Don’t Leave the Way You Came In

In Ezekiel 46:9, there’s a curious instruction about worship in the temple:

“Whoever enters by the north gate shall go out by the south gate, and whoever enters by the south gate shall go out by the north gate.”

At first glance, it sounds like crowd control. Just an orderly way to manage traffic.

But in a vision filled with spiritual symbolism, it’s hard to believe God was mainly concerned with foot patterns. The design forces something intentional: no one leaves the same way he came in.

That physical movement paints a spiritual truth.

When a man steps into God’s presence — and into godly community — he shouldn’t leave the way he came in.

Every week, we walk into church or men’s group carrying something:

Stress from work.
Tension at home.
Fatigue.
Pride.
Distraction.
Private struggles no one else sees.

If we walk out unchanged — same posture, same hardness, same distance from God — then we’ve treated the gathering like a hallway instead of holy ground.

Christian community is not spectator seating. It requires participation.

Sometimes your role is to receive.
To admit you’re struggling.
To let someone pray for you.
To hear truth you need.

Other times your role is to give.
To encourage a younger man.
To share wisdom from experience.
To speak up when silence would be easier.

Healthy brotherhood is an exchange.

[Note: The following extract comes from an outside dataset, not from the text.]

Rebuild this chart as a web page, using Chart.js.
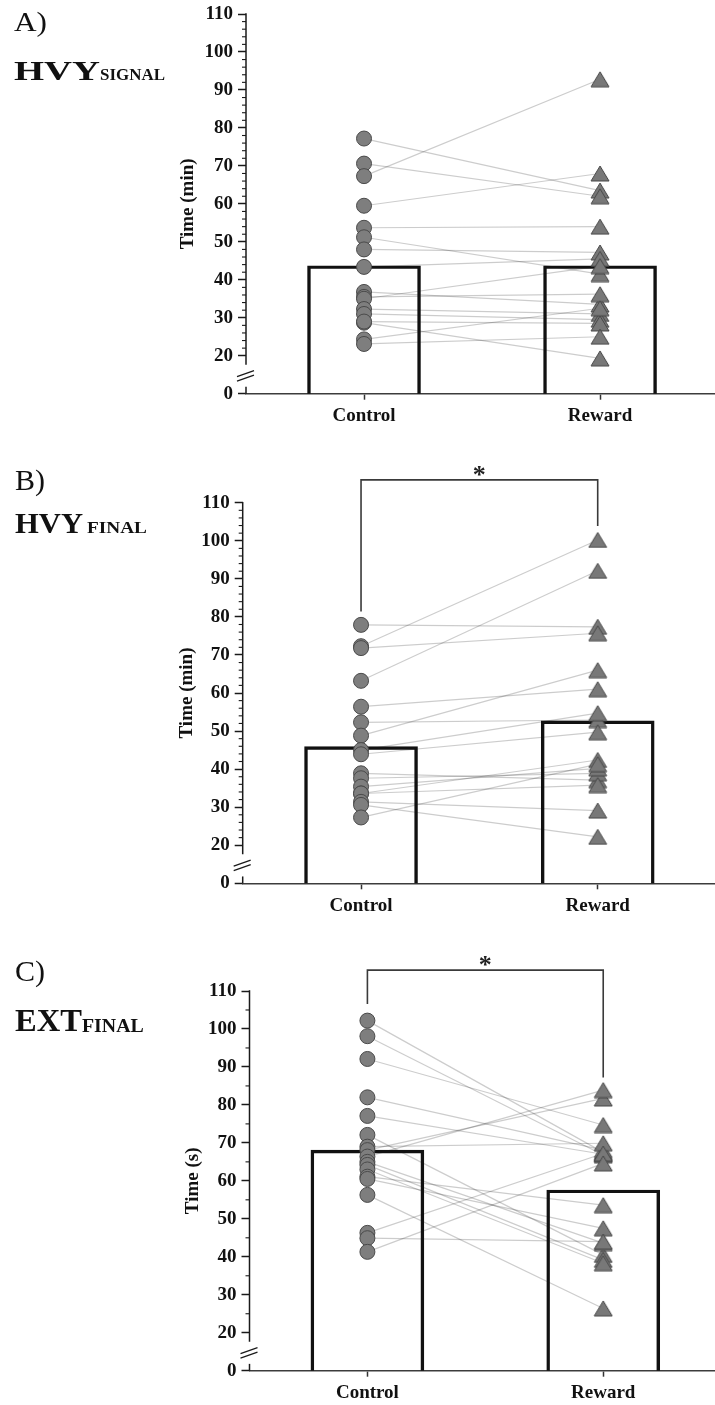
<!DOCTYPE html>
<html><head><meta charset="utf-8">
<script src="https://cdn.jsdelivr.net/npm/chart.js@4.4.1/dist/chart.umd.min.js"></script>
<style>
html,body{margin:0;padding:0;background:#fff;}
body{width:715px;height:1405px;position:relative;overflow:hidden;font-family:'Liberation Serif','Times New Roman',serif;}
.panel{position:absolute;left:0;width:715px;}
.panel canvas{display:block;}
.lbl{position:absolute;white-space:nowrap;line-height:1;color:#111;transform-origin:0 0;}
</style></head><body>
<div class="panel" style="top:0;height:450px"><canvas id="cA" width="715" height="450"></canvas></div>
<div class="panel" style="top:450px;height:470px"><canvas id="cB" width="715" height="470"></canvas></div>
<div class="panel" style="top:920px;height:485px"><canvas id="cC" width="715" height="485"></canvas></div>
<div id="labels"></div>
<script>
// ---------- data ----------
const categories = ['Control', 'Reward'];
const yTickValues = [10, 20, 30, 40, 50, 60, 70, 80, 90, 100, 110];
const yTickLabels = ['0', '20', '30', '40', '50', '60', '70', '80', '90', '100', '110'];

// A) HVY SIGNAL (min), paired per subject
const signalControl = [77.2, 70.6, 67.3, 59.5, 53.7, 51.2, 48.0, 43.4, 36.8, 35.5, 35.0, 32.3, 31.0, 28.7, 29.0, 24.3, 23.1];
const signalReward  = [63.5, 62.0, 92.8, 68.0, 54.0, 41.5, 47.2, 45.5, 33.5, 36.2, 43.6, 31.0, 29.5, 19.3, 28.5, 32.5, 25.0];
const signalMeans   = [43.7, 43.7];

// B) HVY FINAL (min)
const finalControl = [77.9, 72.3, 71.8, 63.2, 56.4, 52.3, 48.8, 45.0, 43.9, 38.9, 37.6, 35.4, 33.6, 33.6, 31.4, 30.6, 27.3];
const finalReward  = [77.4, 100.2, 75.7, 92.1, 61.0, 52.9, 66.0, 54.7, 49.7, 37.1, 38.9, 40.2, 42.4, 35.8, 29.1, 22.2, 41.3];
const finalMeans   = [45.9, 52.7];
const finalBracket = [81.4, 116.0, 103.9];   // left end, top, right end

// C) EXT FINAL (s)
const extControl = [102.2, 98.1, 92.1, 82.0, 77.1, 72.1, 69.0, 68.1, 66.4, 65.0, 64.2, 63.0, 61.1, 60.5, 56.3, 46.3, 44.9, 41.3];
const extReward  = [67.5, 66.8, 74.7, 68.1, 67.0, 40.5, 69.9, 81.7, 83.9, 43.6, 39.2, 38.3, 53.6, 47.5, 26.4, 67.2, 44.0, 64.6];
const extMeans   = [68.1, 57.6];
const extBracket = [106.6, 115.5, 87.2];

// ---------- styles ----------
const FONT = "'Liberation Serif','Times New Roman',serif";
const INK = '#111';

function triangleImg(w, h) {
  const c = document.createElement('canvas');
  c.width = w + 2; c.height = h + 2;
  const g = c.getContext('2d');
  g.beginPath();
  g.moveTo(c.width / 2, 1); g.lineTo(w + 1, h + 1); g.lineTo(1, h + 1); g.closePath();
  g.fillStyle = '#787878'; g.fill();
  g.strokeStyle = '#474747'; g.lineWidth = 1; g.stroke();
  return c;
}
const TRI = triangleImg(18, 15);

const axisDecor = {
  id: 'axisDecor',
  afterDatasetsDraw(chart, args, o) {
    const ctx = chart.ctx, ys = chart.scales.y, xs = chart.scales.x;
    const ax = chart.chartArea.left;
    const P = v => ys.getPixelForValue(v);
    const seg = (x1, y1, x2, y2) => { ctx.beginPath(); ctx.moveTo(x1, y1); ctx.lineTo(x2, y2); ctx.stroke(); };
    ctx.save();
    ctx.strokeStyle = '#1a1a1a';
    ctx.lineWidth = 1.5;
    seg(ax, P(ys.max) - 0.75, ax, P(o.gapTop));
    seg(ax, P(o.gapBottom), ax, P(ys.min));
    ctx.lineWidth = 1.1;
    for (let k = 1; 20 + k * o.minorStep < ys.max; k++) {
      const v = 20 + k * o.minorStep;
      if (v % 10 === 0) continue;
      const py = P(v);
      seg(ax - 4, py, ax, py);
    }
    const yc = P(o.breakMid);
    ctx.lineWidth = 1.3;
    [-2.3, 2.3].forEach(d => seg(ax - 9, yc + d + 3, ax + 8, yc + d - 3));
    if (o.starY !== undefined) {
      ctx.fillStyle = '#222';
      ctx.font = 'bold 26px ' + FONT;
      ctx.textAlign = 'center';
      ctx.textBaseline = 'middle';
      ctx.fillText('*', xs.getPixelForValue(0.5), P(o.starY) - 4);
    }
    ctx.restore();
  }
};

function buildPanel(id, p) {
  const datasets = [];
  datasets.push({
    type: 'scatter', data: p.control.map(v => ({x: 0, y: v})),
    pointStyle: 'circle', pointRadius: 7.5, backgroundColor: '#7e7e7e',
    borderColor: '#4a4a4a', borderWidth: 1, order: 0
  });
  datasets.push({
    type: 'scatter', data: p.reward.map(v => ({x: 1, y: v})),
    pointStyle: TRI, pointRadius: 9, order: 0
  });
  datasets.push({
    type: 'bar', data: p.means.map((v, i) => ({x: i, y: v})),
    barThickness: 113, backgroundColor: 'rgba(255,255,255,0)',
    borderColor: INK, borderWidth: 2.8, borderSkipped: false, order: 1
  });
  p.control.forEach((c, i) => datasets.push({
    type: 'line', data: [{x: 0, y: c}, {x: 1, y: p.reward[i]}],
    borderColor: 'rgba(0,0,0,0.2)', borderWidth: 1.2, pointRadius: 0, order: 2
  }));
  if (p.bracket) datasets.push({
    type: 'line',
    data: [{x: 0, y: p.bracket[0]}, {x: 0, y: p.bracket[1]}, {x: 1, y: p.bracket[1]}, {x: 1, y: p.bracket[2]}],
    borderColor: '#3a3a3a', borderWidth: 1.6, pointRadius: 0, clip: false, order: 1
  });

  const canvas = document.getElementById(id);
  const H = canvas.height;
  return new Chart(canvas, {
    type: 'scatter',
    data: {datasets},
    plugins: [axisDecor],
    options: {
      responsive: false, animation: false, devicePixelRatio: 1,
      events: [],
      layout: {autoPadding: false, padding: {top: p.padTop, left: 0, right: 0, bottom: 0}},
      plugins: {
        legend: {display: false}, tooltip: {enabled: false},
        axisDecor: {gapTop: p.gapTop, gapBottom: p.gapBottom, breakMid: p.breakMid, minorStep: p.minorStep,
                    starY: p.bracket ? p.bracket[1] : undefined}
      },
      scales: {
        x: {
          type: 'linear', min: -0.5, max: p.xMax, offset: false,
          afterBuildTicks: s => { s.ticks = categories.map((c, i) => ({value: i})); },
          ticks: {
            callback: v => categories[v], font: {family: FONT, size: 19, weight: 'bold'},
            color: INK, padding: 5, maxRotation: 0, autoSkip: false
          },
          grid: {offset: false, drawOnChartArea: false, drawTicks: true, tickLength: 6, tickColor: '#333', tickWidth: 1.5},
          border: {display: true, color: '#3c3c3c', width: 1.6},
          afterFit: s => { s.height = H - p.bottom; s.paddingLeft = 0; s.paddingRight = 0; }
        },
        y: {
          type: 'linear', min: 10, max: 110,
          afterBuildTicks: s => { s.ticks = yTickValues.map(v => ({value: v})); },
          ticks: {
            callback: (v) => yTickLabels[yTickValues.indexOf(v)],
            font: {family: FONT, size: 19, weight: 'bold'}, color: INK, padding: 5
          },
          grid: {drawOnChartArea: false, drawTicks: true, tickLength: 8, tickColor: '#1a1a1a', tickWidth: 1.5},
          border: {display: false},
          title: {
            display: true, text: p.yTitle, color: INK,
            font: {family: FONT, size: 19, weight: 'bold'},
            padding: {top: p.titleX - 11.4, bottom: 0}
          },
          afterFit: s => { s.width = p.left; s.paddingTop = 0; s.paddingBottom = 0; }
        }
      }
    }
  });
}

buildPanel('cA', {control: signalControl, reward: signalReward, means: signalMeans,
  padTop: 14, bottom: 393.7, left: 246, xMax: 1.487, titleX: 188, yTitle: 'Time (min)',
  gapTop: 17.6, gapBottom: 11.8, breakMid: 14.7, minorStep: 2});
buildPanel('cB', {control: finalControl, reward: finalReward, means: finalMeans, bracket: finalBracket,
  padTop: 52.7, bottom: 433.3, left: 242.7, xMax: 1.4956, titleX: 187.5, yTitle: 'Time (min)',
  gapTop: 17.6, gapBottom: 11.8, breakMid: 14.7, minorStep: 2});
buildPanel('cC', {control: extControl, reward: extReward, means: extMeans, bracket: extBracket,
  padTop: 71, bottom: 450.7, left: 249.5, xMax: 1.474, titleX: 193, yTitle: 'Time (s)',
  gapTop: 17.6, gapBottom: 11.8, breakMid: 14.7, minorStep: 5});

// ---------- panel labels (real text) ----------
const panelLabels = [
  {t: 'A)', w: 400, fs: 27, x: 14, b: 32, width: 33},
  {t: 'HVY', w: 700, fs: 28, x: 14, b: 80.5, width: 86},
  {t: 'SIGNAL', w: 700, fs: 16, x: 100, b: 80.7, width: 65},
  {t: 'B)', w: 400, fs: 30, x: 15, b: 490, width: 30},
  {t: 'HVY', w: 700, fs: 30, x: 15, b: 533, width: 68},
  {t: 'FINAL', w: 700, fs: 17, x: 87, b: 533.3, width: 60},
  {t: 'C)', w: 400, fs: 30, x: 15, b: 981, width: 30},
  {t: 'EXT', w: 700, fs: 32, x: 15, b: 1031, width: 67},
  {t: 'FINAL', w: 700, fs: 19, x: 82, b: 1031.5, width: 61.7}
];
const host = document.getElementById('labels');
panelLabels.forEach(l => {
  const d = document.createElement('div');
  d.className = 'lbl';
  d.textContent = l.t;
  d.style.fontSize = l.fs + 'px';
  d.style.fontWeight = l.w;
  d.style.left = l.x + 'px';
  d.style.top = (l.b - 0.8375 * l.fs) + 'px';
  host.appendChild(d);
  const nat = d.getBoundingClientRect().width;
  if (nat > 0) d.style.transform = 'scaleX(' + (l.width / nat).toFixed(3) + ')';
});
</script>
</body></html>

Some weeks you come in empty and leave strengthened. Other weeks you come in steady and leave having strengthened someone else. Either way, movement happens.

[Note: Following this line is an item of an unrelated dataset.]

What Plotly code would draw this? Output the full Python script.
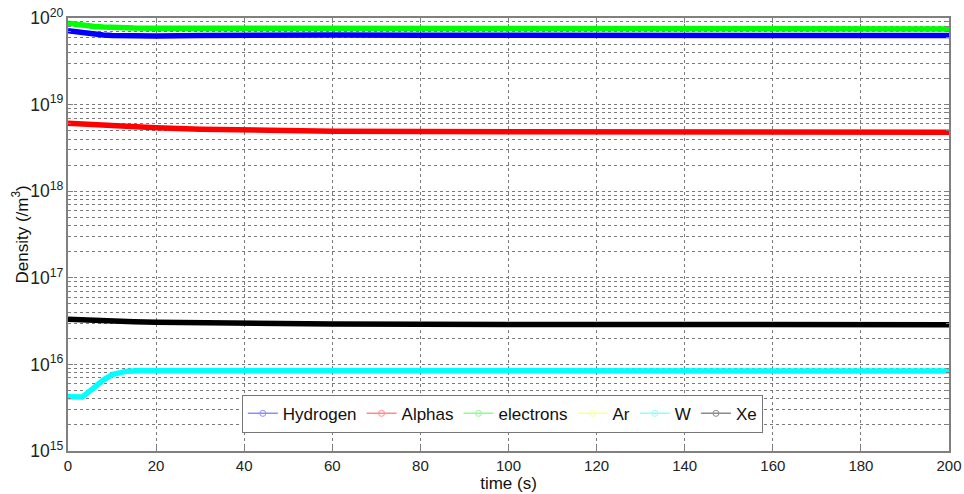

Before you leave your next gathering, ask yourself:

  • What gate did I come in?
  • What am I walking out with?
  • What is actually different?

It may not be dramatic. It might simply be a softer tone at home. A needed apology. A clearer conviction. A renewed commitment to lead spiritually instead of coasting.

But it should be something.

Imagine if your wife or kids could tell which gate you left through.

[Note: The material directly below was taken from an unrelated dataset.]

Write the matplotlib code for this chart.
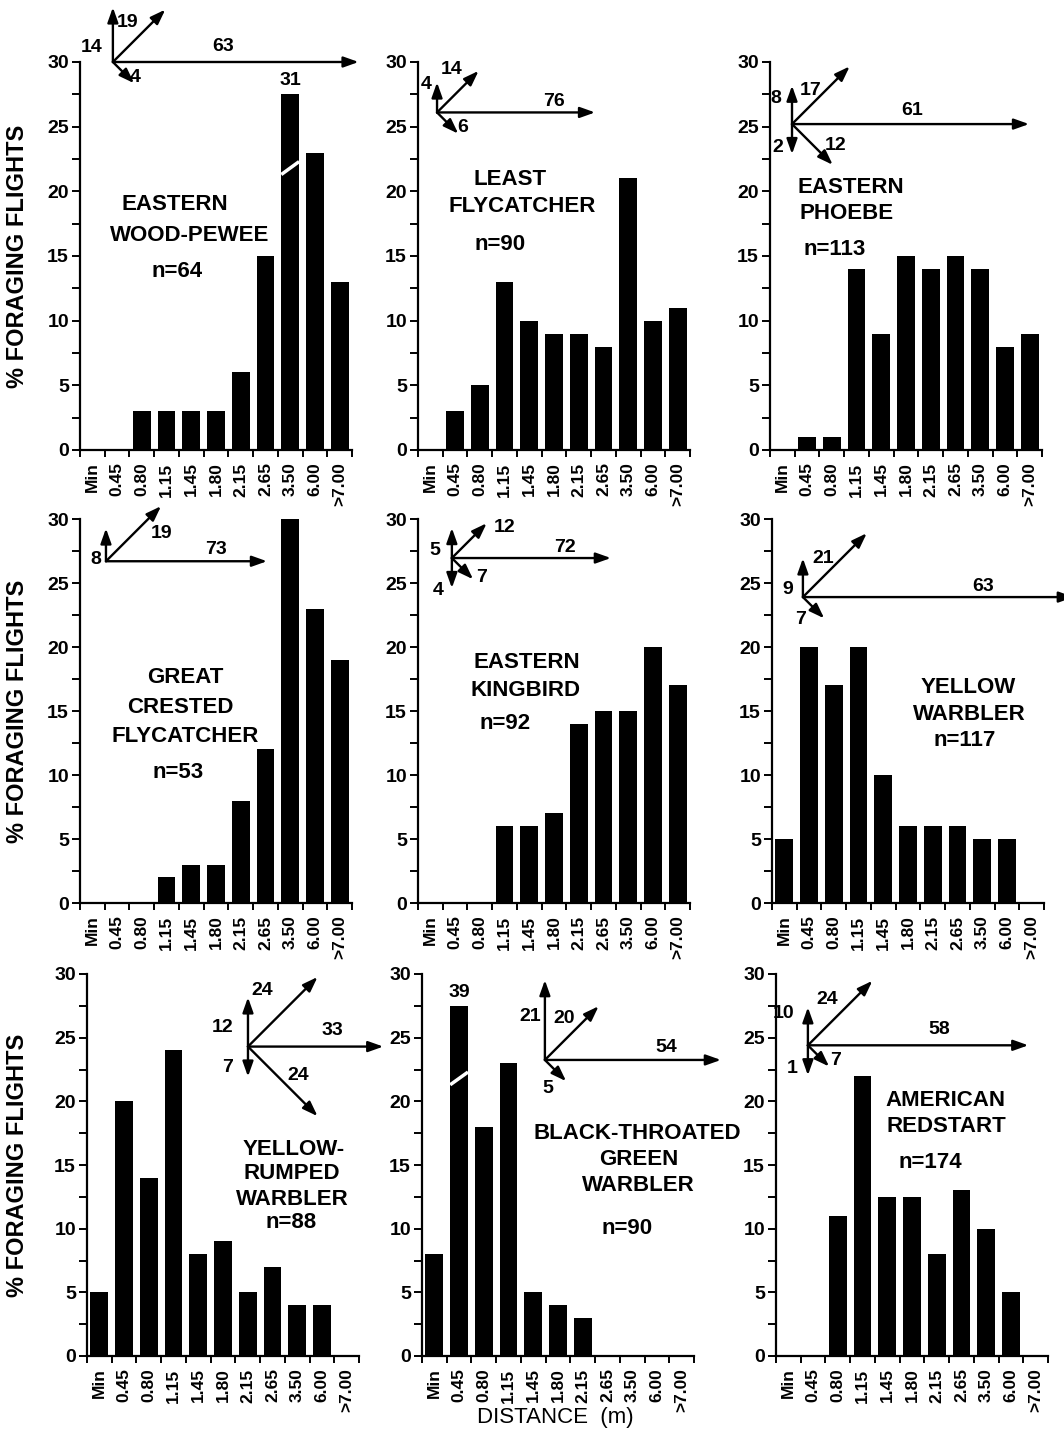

Not, “Dad went to men’s group.”

But, “Dad came home different.”

That’s the point.

Sacred space isn’t designed for traffic flow.

It’s designed for transformation.

And as men who want to lead well, we should never leave the way we came in.

Questions:

What “gate” did you come in through today?
What are you carrying right now — stress, pride, discouragement, distraction, something else?

When was the last time you can clearly say you left Christian community different than you arrived?
What specifically changed?

Do you tend to show up more ready to receive or ready to give?
What might it look like for you to grow in the other direction?

What usually keeps you from engaging deeply — pride, busyness, fear of vulnerability, comfort?
What would it take to move past that?

If your wife, kids, or closest friends evaluated you after men’s group, what evidence would they see that you went through a different gate?
What’s one tangible change you can make this week?